Interview de M. Jean-Marc Loubier du 18 juin 2009 par Franck et Jérôme


- M. Loubier commençons cette interview en évoquant votre carrière, vous avez d'abord été professeur de lettres, puis journaliste et enfin écrivain, pouvez vous nous expliquer cette évolution ?

- Il s'agit d'une évolution très simple. J'ai débuté en tant que professeur de lettres mais j'exerçais en parallèle le métier de journaliste. Par la suite, différentes occasions se sont présentées pour n'être plus qu'exclusivement journaliste ce qui m'intéressait beaucoup car, en exerçant deux métiers à la fois, j'avais l'impression d'en faire un moins bien que l'autre. Je travaillais à l'époque à Rouen et on m'a proposé un poste à Paris, il s'agissait d'une belle opportunité. J'ai donc travaillé pour Radio France, Télé Star et aussi pour un mensuel qui s'appelait 92 Express dans lequel j'avais en charge la rubrique spectacle avec des articles divers tels que des portraits d'artistes, d'écrivains… Ma carrière d'écrivain a donc débuté comme ceci, par la suite, mon premier livre est sorti. Il s'agissait d'un livre de cuisine, écrit en collaboration avec un docteur, qui représentait pour moi un petit défi personnel. Etant particulièrement féru de théâtre et de cinéma, je souhaitais aussi écrire certains ouvrages liés à ce domaine et comme j'ai beaucoup fréquenté Arletty, la logique a voulu que je débute un livre consacré à Louis Jouvet, qui était un personnage considérable donc dur à traiter et à retracer dans un livre. J'ai aussi écrit, là encore dans un esprit de continuité, une biographie sur Michel Simon, puis comme vous le savez sur Louis de Funès. Concernant ce dernier, je sortais de deux biographies complexes et je me suis dit "voici une bonne idée de se reposer" en m'imaginant que la masse de travail serait certainement moins importante. C'était une belle erreur de considérer cela ! J'ai toujours aimé Louis de Funès, je regardais ses films lorsque j'étais gamin et une chose m'a toujours paru bizarre : cet acteur a connu une carrière magnifique, avec un énorme succès auprès des gens et paradoxalement peu d'ouvrages lui étaient consacrés, et surtout, aucune biographie complète. Cela représentait un beau challenge auquel j'ai décidé de m'atteler.

 

- Comment définir cette envie et ce besoin d'écrire chez vous ?
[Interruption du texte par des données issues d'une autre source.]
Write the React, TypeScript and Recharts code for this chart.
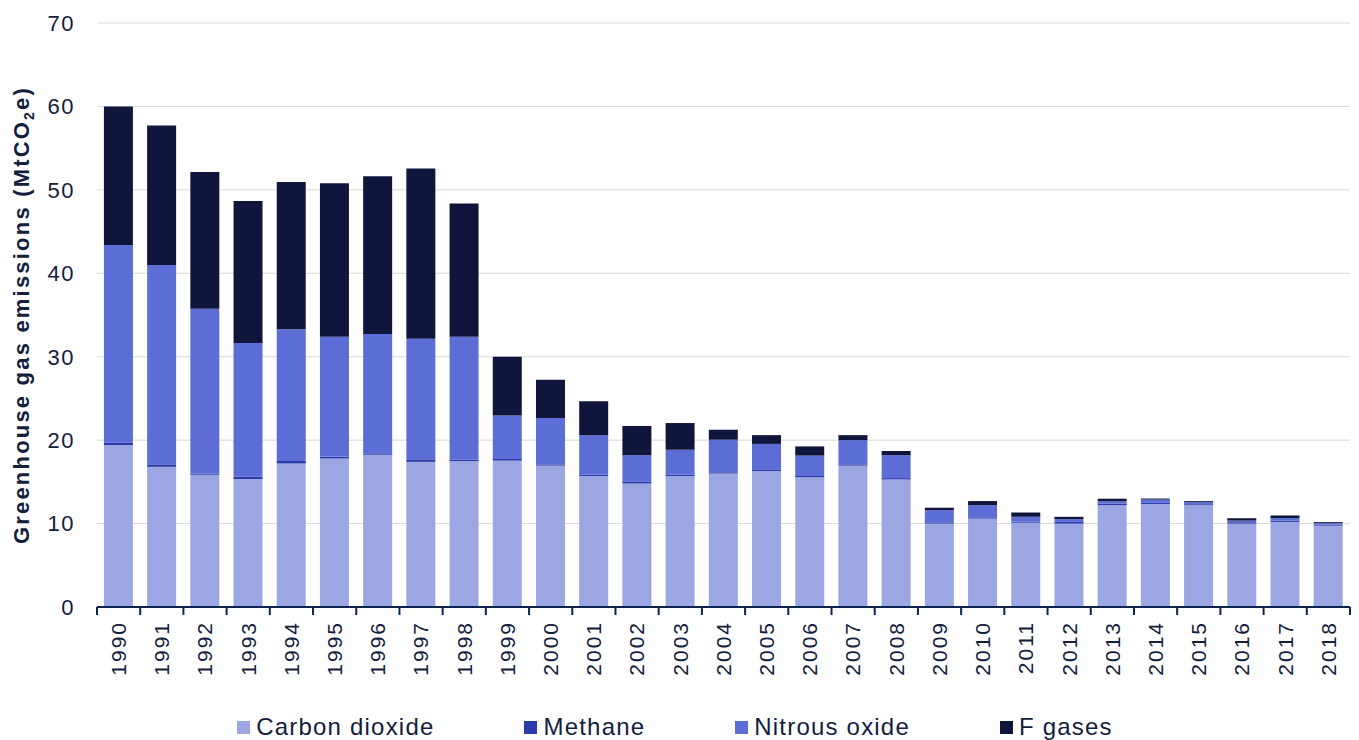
import { BarChart, Bar, XAxis, YAxis, CartesianGrid, Legend } from 'recharts'

const YEARS = ['1990', '1991', '1992', '1993', '1994', '1995', '1996', '1997', '1998', '1999', '2000', '2001', '2002', '2003', '2004', '2005', '2006', '2007', '2008', '2009', '2010', '2011', '2012', '2013', '2014', '2015', '2016', '2017', '2018']
const CO2 = [19.4, 16.8, 15.85, 15.35, 17.2, 17.8, 18.25, 17.4, 17.5, 17.55, 16.95, 15.7, 14.8, 15.7, 16.0, 16.3, 15.55, 16.95, 15.3, 10.0, 10.6, 10.1, 10.0, 12.2, 12.35, 12.2, 10.0, 10.2, 9.75]
const METHANE = [0.3, 0.3, 0.15, 0.3, 0.3, 0.2, 0.17, 0.3, 0.15, 0.2, 0.15, 0.15, 0.2, 0.15, 0.15, 0.2, 0.15, 0.15, 0.15, 0.15, 0.15, 0.12, 0.2, 0.2, 0.13, 0.12, 0.16, 0.17, 0.1]
const NITROUS = [23.7, 23.9, 19.75, 16.0, 15.8, 14.4, 14.3, 14.45, 14.75, 5.2, 5.55, 4.75, 3.2, 3.0, 3.9, 3.05, 2.45, 2.9, 2.75, 1.45, 1.45, 0.6, 0.33, 0.28, 0.4, 0.25, 0.2, 0.28, 0.2]
const FGASES = [16.6, 16.7, 16.4, 17.0, 17.65, 18.4, 18.9, 20.4, 15.95, 7.05, 4.6, 4.05, 3.5, 3.2, 1.2, 1.05, 1.1, 0.6, 0.5, 0.3, 0.5, 0.5, 0.28, 0.3, 0.12, 0.12, 0.28, 0.32, 0.12]
const Y_TICKS = [0, 10, 20, 30, 40, 50, 60, 70]

const SERIES = [
  { key: 'co2', name: 'Carbon dioxide', color: '#9BA6E3' },
  { key: 'methane', name: 'Methane', color: '#2B3BAB' },
  { key: 'nitrous', name: 'Nitrous oxide', color: '#5C6ED6' },
  { key: 'fgases', name: 'F gases', color: '#10163B' },
]

const W = 1359
const H = 740
const MARGIN = { top: 23, right: 9, left: 0, bottom: 0 }
const Y_W = 97
const HALF_SLOT = (W - Y_W - MARGIN.right) / YEARS.length / 2
const INK = '#13203D'
const AXIS = '#0F2350'
const FONT = '"Liberation Sans", Arial, sans-serif'

const data = YEARS.map((year, i) => ({
  year,
  co2: CO2[i],
  methane: METHANE[i],
  nitrous: NITROUS[i],
  fgases: FGASES[i],
}))

function YearTick(props: any) {
  const { x, y, payload, index, visibleTicksCount } = props
  return (
    <g>
      <line x1={x - HALF_SLOT} x2={x - HALF_SLOT} y1={y} y2={y + 8} stroke={AXIS} strokeWidth={2} />
      {index === visibleTicksCount - 1 && (
        <line x1={x + HALF_SLOT} x2={x + HALF_SLOT} y1={y} y2={y + 8} stroke={AXIS} strokeWidth={2} />
      )}
      <g transform={`translate(${x},${y + 14}) rotate(-90)`}>
        <text textAnchor="end" dy="0.35em" fontSize={21} letterSpacing={2} fill={INK} fontFamily={FONT}>
          {payload.value}
        </text>
      </g>
    </g>
  )
}

function YTitle(props: any) {
  const { viewBox } = props
  const cy = viewBox.y + viewBox.height / 2
  return (
    <text
      transform={`translate(21,${cy}) rotate(-90)`}
      textAnchor="middle"
      dy="0.35em"
      fontSize={22}
      fontWeight="bold"
      letterSpacing={2.2}
      fill={INK}
      fontFamily={FONT}
    >
      Greenhouse gas emissions (MtCO<tspan fontSize={14} dy={5}>2</tspan><tspan dy={-5}>e)</tspan>
    </text>
  )
}

function LegendContent() {
  return (
    <div style={{ display: 'flex', justifyContent: 'center', alignItems: 'center', height: 38, paddingTop: 12, boxSizing: 'border-box', gap: 90, fontFamily: FONT }}>
      {SERIES.map(s => (
        <div key={s.key} style={{ display: 'flex', alignItems: 'center' }}>
          <span style={{ width: 13, height: 13, background: s.color, marginRight: 6, display: 'inline-block' }} />
          <span style={{ fontSize: 24, letterSpacing: 1.2, color: INK, lineHeight: '26px' }}>{s.name}</span>
        </div>
      ))}
    </div>
  )
}

export default function App() {
  return (
    <div style={{ position: 'absolute', left: 0, top: 0, width: W, height: H, background: '#fff' }}>
      <BarChart width={W} height={H} data={data} margin={MARGIN} barCategoryGap="16%">
        <CartesianGrid vertical={false} stroke="#D9D9D9" strokeWidth={1} />
        <XAxis
          dataKey="year"
          height={95}
          interval={0}
          tickSize={0}
          tickMargin={0}
          tickLine={false}
          axisLine={{ stroke: AXIS, strokeWidth: 2 }}
          tick={<YearTick />}
        />
        <YAxis
          width={Y_W}
          domain={[0, 70]}
          ticks={Y_TICKS}
          interval={0}
          axisLine={false}
          tickLine={false}
          tickSize={0}
          tickMargin={22}
          tick={{ fontSize: 22, fill: INK, fontFamily: FONT, letterSpacing: 1.5 }}
          label={<YTitle />}
        />
        <Legend verticalAlign="bottom" height={38} content={<LegendContent />} />
        {SERIES.map(s => (
          <Bar key={s.key} dataKey={s.key} name={s.name} stackId="a" fill={s.color} isAnimationActive={false} />
        ))}
      </BarChart>
    </div>
  )
}
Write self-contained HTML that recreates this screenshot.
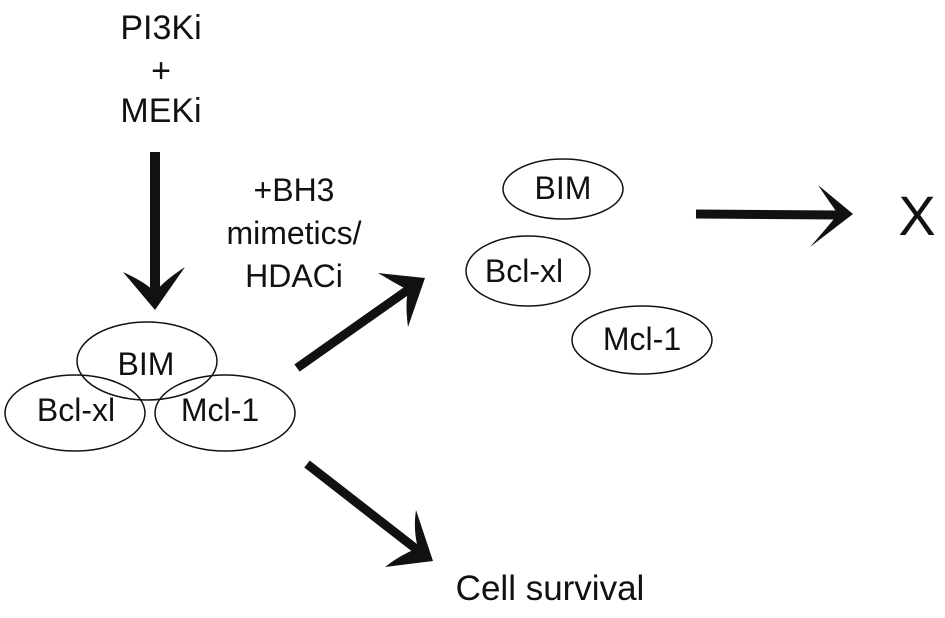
<!DOCTYPE html>
<html><head><style>html,body{margin:0;padding:0;background:#fff}</style></head>
<body>
<svg width="945" height="613" viewBox="0 0 945 613" xmlns="http://www.w3.org/2000/svg" font-family="Liberation Sans, sans-serif" fill="#111">
<g font-size="34" text-anchor="middle">
<text x="161" y="39">PI3Ki</text>
<text x="161" y="82">+</text>
<text x="161" y="122">MEKi</text>
</g>
<g font-size="32" text-anchor="middle">
<text x="294" y="201">+BH3</text>
<text x="294" y="244">mimetics/</text>
<text x="294" y="287">HDACi</text>
</g>
<g fill="none" stroke="#111" stroke-width="1.5">
<ellipse cx="147" cy="361" rx="70" ry="39"/>
<ellipse cx="75" cy="413" rx="70" ry="38"/>
<ellipse cx="225" cy="413" rx="70" ry="38"/>
<ellipse cx="563" cy="189" rx="60" ry="30"/>
<ellipse cx="528" cy="271" rx="62" ry="35"/>
<ellipse cx="642" cy="340" rx="70" ry="34"/>
</g>
<g font-size="32" text-anchor="middle">
<text x="146" y="375">BIM</text>
<text x="76" y="421">Bcl-xl</text>
<text x="220" y="421">Mcl-1</text>
<text x="563" y="199">BIM</text>
<text x="524" y="282">Bcl-xl</text>
<text x="642" y="350">Mcl-1</text>
<text x="550" y="600" font-size="35">Cell survival</text>
<text x="917" y="235" font-size="56">X</text>
</g>
<g stroke="#111" stroke-width="10" fill="none">
<line x1="155" y1="152" x2="155" y2="292"/>
<line x1="297" y1="368" x2="412" y2="287" stroke-width="9"/>
<line x1="307" y1="464" x2="420" y2="552" stroke-width="9"/>
<line x1="696" y1="214" x2="840" y2="215" stroke-width="9"/>
</g>
<g fill="#111">
<path d="M155,310 L123,272 Q145,282 155,292 Q165,280 185,267 Z"/>
<path d="M425,278 L378,273 Q398,285 408,290 Q405,305 408,327 Z"/>
<path d="M433,561 L416,510 Q413,530 418,548 Q400,555 385,567 Z"/>
<path d="M853,214 L818,185 Q828,200 838,214 Q825,230 810,247 Z"/>
</g>
</svg>
</body></html>
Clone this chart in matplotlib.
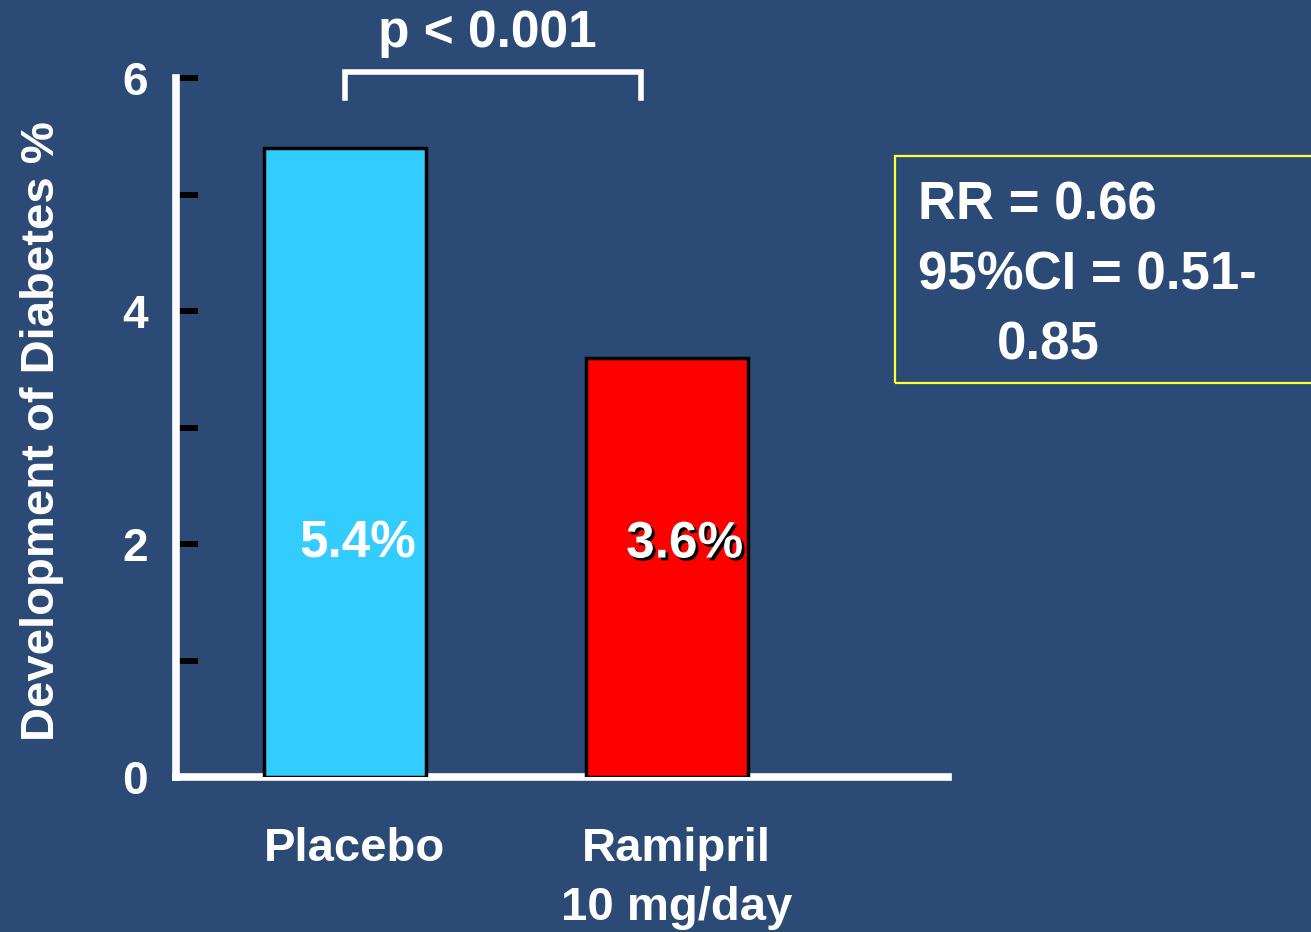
import matplotlib
matplotlib.use("Agg")
import matplotlib.pyplot as plt
from matplotlib.patches import Rectangle
import matplotlib.patheffects as pe

plt.rcParams['font.family'] = ['Liberation Sans', 'DejaVu Sans']
plt.rcParams['font.weight'] = 'bold'

# Data
categories = ["Placebo", "Ramipril\n10 mg/day"]
values = [5.4, 3.6]
value_labels = ["5.4%", "3.6%"]
bar_colors = ["#33CCFF", "#FF0000"]
y_ticks = [0, 1, 2, 3, 4, 5, 6]
y_tick_labels = ["0", "", "2", "", "4", "", "6"]
stats_lines = ["RR = 0.66", "95%CI = 0.51-", "0.85"]
p_text = "p < 0.001"

bg = "#2C4A76"
W, H = 1311, 932
fig = plt.figure(figsize=(W / 100, H / 100), dpi=100, facecolor=bg)
ax = fig.add_axes([176 / W, 1 - 777 / H, (948 - 176) / W, (777 - 78) / H])
ax.set_facecolor(bg)

x = [0, 1]
ax.bar(x, values, width=0.506, color=bar_colors, edgecolor="black",
       linewidth=2.5, zorder=3)

ax.set_xlim(-0.525, 1.873)
ax.set_ylim(0, 6)

for s in ["top", "right"]:
    ax.spines[s].set_visible(False)
for s in ["left", "bottom"]:
    ax.spines[s].set_color("white")
    ax.spines[s].set_linewidth(5.5)
    ax.spines[s].set_capstyle("projecting")

ax.set_yticks(y_ticks)
ax.set_yticklabels(y_tick_labels)
ax.tick_params(axis="y", direction="in", length=16, width=4.3, color="black",
               labelcolor="white", labelsize=33, pad=20)
# category labels sit a little right of the bar centres
ax.set_xticks([xi + 0.03 for xi in x])
ax.set_xticklabels(categories)
ax.tick_params(axis="x", length=0, labelcolor="white", labelsize=34, pad=36)
for lbl in ax.get_xticklabels():
    lbl.set_linespacing(1.45)
for lbl in ax.get_xticklabels() + ax.get_yticklabels():
    lbl.set_fontweight("bold")

# value labels inside bars
offsets = [0.04, 0.055]
shadows = [None, "black"]
for xi, v, lab, off, sh in zip(x, values, value_labels, offsets, shadows):
    effects = []
    if sh:
        effects = [pe.withSimplePatchShadow(offset=(2, -2), shadow_rgbFace=sh,
                                            alpha=1.0)]
    ax.text(xi + off, 2.0, lab, ha="center", va="center",
            fontsize=37, fontweight="bold", color="white", zorder=5,
            path_effects=effects)

# significance bracket
ax.plot([0, 0, 0.92, 0.92], [5.83, 6.05, 6.05, 5.83], color="white",
        linewidth=4, clip_on=False, solid_joinstyle="miter", zorder=4)
fig.text(487 / W, 1 - 33 / H, p_text, ha="center", va="center",
         fontsize=37, fontweight="bold", color="white")

# y-axis title
fig.text(42 / W, 1 - 431 / H, "Development of Diabetes %", rotation=90,
         ha="center", va="center", fontsize=34, fontweight="bold", color="white")

# statistics box
fig.patches.append(Rectangle((895 / W, 1 - 383 / H), (1330 - 895) / W,
                             (383 - 156) / H, transform=fig.transFigure,
                             facecolor="none", edgecolor="#FFFF33", linewidth=1.6))
line_pos = [(918, 205), (918, 275), (997, 345)]
for (px, py), t in zip(line_pos, stats_lines):
    fig.text(px / W, 1 - py / H, t, ha="left", va="center", fontsize=38,
             fontweight="bold", color="white")

fig.savefig("out.png", dpi=100, facecolor=bg)
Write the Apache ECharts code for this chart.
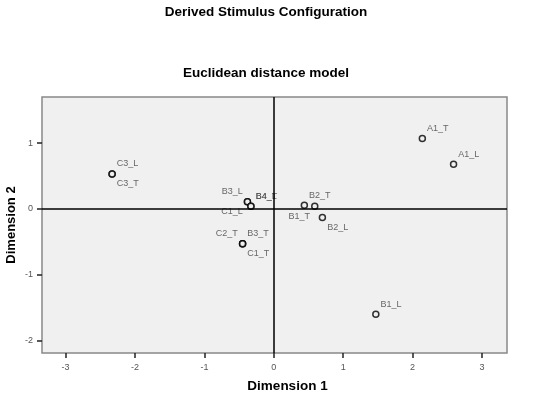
<!DOCTYPE html>
<html>
<head>
<meta charset="utf-8">
<script src="https://cdn.jsdelivr.net/npm/echarts@6/dist/echarts.min.js"></script>
<style>
  html, body { margin: 0; padding: 0; background: #fff; }
  #chart { width: 543px; height: 397px; }
</style>
</head>
<body>
<div id="chart"></div>
<script>
// stimulus coordinates
const names = ['A1_T', 'A1_L', 'C3_L', 'C3_T', 'B3_L', 'C1_L', 'B4_T', 'B4_L',
  'B2_T', 'B1_T', 'B2_L', 'C2_T', 'B3_T', 'C1_T', 'B1_L'];
const dim1 = [2.14, 2.59, -2.33, -2.33, -0.38, -0.38, -0.33, -0.33,
  0.44, 0.59, 0.70, -0.45, -0.45, -0.45, 1.47];
const dim2 = [1.07, 0.68, 0.53, 0.53, 0.11, 0.11, 0.04, 0.04,
  0.055, 0.04, -0.13, -0.53, -0.53, -0.53, -1.60];

const xTicks = [-3, -2, -1, 0, 1, 2, 3];
const yTicks = [-2, -1, 0, 1];

// where each label sits around its point (tr = top right etc.)
const corner = {
  C3_T: 'br', B3_L: 'tl', C1_L: 'bl', B1_T: 'bl', B2_L: 'br',
  C2_T: 'tl', C1_T: 'br'
};

const font = 'Arial, "Liberation Sans", sans-serif';

function labelFor(name) {
  const c = corner[name] || 'tr';
  return {
    show: true,
    formatter: name,
    position: c[1] === 'r' ? 'right' : 'left',
    distance: 1,
    offset: [0, c[0] === 't' ? -10 : 10],
    fontSize: 9,
    color: '#444',
    fontFamily: font
  };
}

const points = names.map((n, i) => ({
  value: [dim1[i], dim2[i]],
  label: labelFor(n)
}));

const chart = echarts.init(document.getElementById('chart'));
chart.setOption({
  animation: false,
  title: [
    {
      text: 'Derived Stimulus Configuration',
      left: 261, top: 0, textAlign: 'center',
      textStyle: { fontSize: 13.5, fontWeight: 'bold', color: '#000', fontFamily: font }
    },
    {
      text: 'Euclidean distance model',
      left: 261, top: 61, textAlign: 'center',
      textStyle: { fontSize: 13.5, fontWeight: 'bold', color: '#000', fontFamily: font }
    }
  ],
  grid: {
    left: 42, top: 97, right: 36, bottom: 44,
    outerBoundsMode: 'none',
    containLabel: false,
    show: true,
    backgroundColor: '#f0f0f0',
    borderColor: '#888',
    borderWidth: 1.5
  },
  xAxis: {
    type: 'value',
    min: -3.34, max: 3.36,
    name: 'Dimension 1',
    nameLocation: 'middle',
    nameGap: 26,
    nameMoveOverlap: false,
    nameTextStyle: {
      fontSize: 13.5, fontWeight: 'bold', color: '#000', fontFamily: font,
      padding: [0, 0, 0, 26]
    },
    axisLine: { show: false, onZero: false },
    splitLine: { show: false },
    axisTick: {
      show: true, length: 5, customValues: xTicks,
      lineStyle: { color: '#222', width: 1.5 }
    },
    axisLabel: {
      customValues: xTicks, margin: 10, fontSize: 9, color: '#555', fontFamily: font
    }
  },
  yAxis: {
    type: 'value',
    min: -2.19, max: 1.70,
    name: 'Dimension 2',
    nameLocation: 'middle',
    nameGap: 24,
    nameMoveOverlap: false,
    nameTextStyle: { fontSize: 13, fontWeight: 'bold', color: '#000', fontFamily: font },
    axisLine: { show: false, onZero: false },
    splitLine: { show: false },
    axisTick: {
      show: true, length: 5, customValues: yTicks,
      lineStyle: { color: '#222', width: 1.5 }
    },
    axisLabel: {
      customValues: yTicks, margin: 9, fontSize: 9, color: '#555', fontFamily: font
    }
  },
  series: [
    {
      type: 'scatter',
      symbol: 'circle',
      symbolSize: 6,
      itemStyle: { color: '#f0f0f0', borderColor: '#000', borderWidth: 1.5 },
      data: points,
      markLine: {
        silent: true,
        symbol: 'none',
        label: { show: false },
        lineStyle: { color: '#000', width: 1.5, type: 'solid' },
        data: [{ xAxis: 0 }, { yAxis: 0 }]
      },
      z: 3
    }
  ]
});
</script>
</body>
</html>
- Il s'agit d'une nécessité que je ne peux expliquer ! Il m'est impossible de passer une journée sans écrire car je pratique cette activité depuis très jeune. J'aime non seulement raconter mais aussi inventer et créer des histoires. C'est pour cela que je me suis volontairement penché sur différents genres littéraires, que ce soit la biographie, le récit, le roman, et même à la radio j'écrivais chacune de mes interventions radiophoniques. En fait mon écriture se fait un peu au coup de cœur, d'où la variété des genres. Par exemple on m'avait demandé il y a quelques années d'écrire sur les couples célèbres et j'avais dressé une liste de ceux qui m'inspiraient tels que Jean Gabin/Marlène Dietrich par exemple mais mon choix s'est véritablement arrêté sur Joséphine Baker et Georges Simenon car il y avait peu d'informations les concernant. Attention toutefois, je ne me suis jamais considéré comme un biographe au sens universitaire du terme. Je considère la biographie comme un genre complexe car il faut tenir compte de la dimension bien évidemment publique du personnage que l'on traite mais aussi de sa vie privée car il y a souvent un lien très étroit entre les deux. Un acteur a pu choisir des rôles en fonction de souvenirs, d'expériences ou de raisons purement privés. Prenez l'exemple de Louis de Funès qui a souhaité que son fils Olivier fasse du cinéma puis du théâtre, il y a certainement une raison privée. Ce genre de choix se fait en fonction de critères de la vie personnelle. D'ailleurs à l'époque où le livre est paru, nous ne savions que peu de choses sur la vie privée de Louis de Funès, il y en a aujourd'hui beaucoup plus à dire. Je parle ici d'une vie privée "racontable", respectueuse, je ne travaille pas à Voici, ce n'est pas le genre de détails qui m'intéressent. Il y a un certain nombre d'évènements privés dans la vie de Louis de Funès qu'il faut expliquer pour comprendre l'impact qu'ils ont eu sur sa carrière et les choix qui ont été faits. Evidemment, il y aurait beaucoup à dire sur sa carrière d'acteur. Louis de Funès n'est en effet pas devenu comédien par hasard mais sa notoriété a débuté par une rencontre heureuse, mêlée de chance, avec Daniel Gélin car De Funès n'avait pas spécialement étudié et été formé pour devenir acteur.

 

- Comment s'est déroulé votre travail, quel a été votre axe principal ?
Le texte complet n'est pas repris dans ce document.